- Sierra Leone's rutile (titanium oxide) mines, once the biggest industry in the country, have reopened after being closed for a decade due to rebel destructions. The Freetown government hopes that the mines again will turn the country's "largest employer and biggest tax-payer," as they were before destructions in 1995.
Authorities have given great importance to the reestablishment of this industry, including the securing of investments for the Sierra Rutile Mines company. The company therefore of course could count on the presence of Sierra Leonean President Ahmad Tejan Kabbah at the opening ceremony. President Kabbah flew by helicopter to the mines in the south to re-launch the start of operations and refurbishment of the mines.
According to the Freetown government, the mines will restart operations under a new management with new shareholders. Minister of Mineral Resources, Mohamed Swarray Deen, informed that 75 percent of the company is now owned by MIL Investment, which is wholly owned by one man, Jean Raymond Boulle.
At the ceremony, Minister Deen expressed confidence that "the company will regain its past glory," but advised the management to perform in accordance with international standards and best practice. Prior to the 25 January 1995 rebel attack on the mine, the Sierra Rutile Mining Company was Sierra Leone's largest employer and biggest tax-payer to government.
According to President Kabbah, the mine company thus was providing government with around US$ 9.4 million annually in taxes and about 50 percent of foreign exchange earnings. Sierra Rutile Limited at that time had a workforce of 1,800 people.

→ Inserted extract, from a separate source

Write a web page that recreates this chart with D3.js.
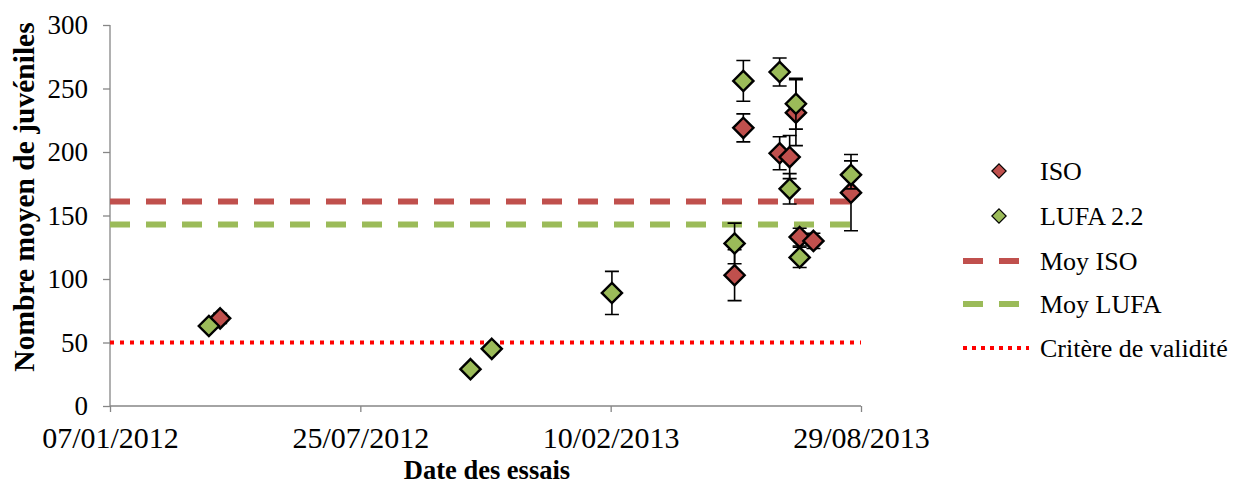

Before 1995, the mine stood for 25 percent of the world's production of rutile and it is estimated that the company's rutile depostits are worth more than US$3 billion.
This "past glory" had caused the government to help the company's new management to seek funds abroad to secure a reopening of the rutile mines. The European Union (EU) and a US government agency, the Overseas Private Investment Corporation (OPIC), had provided a total of US$ 55 million in grants and loans to represent the government's contribution to the capital of the renewed company. The other shareholders would contribute a further US$ 14 million to the project.
According to Sierra Leone's Chief Executive Officer of the Mines, Maxwell McGarvie, the rutile mining company would need about eight to nine months from now to restart full operations. By that time, the company would have employed up to 900 hundred workers, "90 percent of whom will be Sierra Leoneans," Mr McGarvie said.
Minister Deen urged the company to give priority to former employees and advertise positions where necessary. The Mineral Resources Minister further congratulated the communities affected by the operations of the mines for their "long patience".
The reopening of the rutile mines were just one step in revitalising Sierra Leone's formerly strong mining sector, President Kabbah revealed at the ceremony. Government had formulated policies to attract investment in the sector, especially for industrial minerals, such as rutile, bauxite and iron ore. President Kabbah also disclosed that within the next few months, the former SIEROMCO Bauxite Mines were to reopen.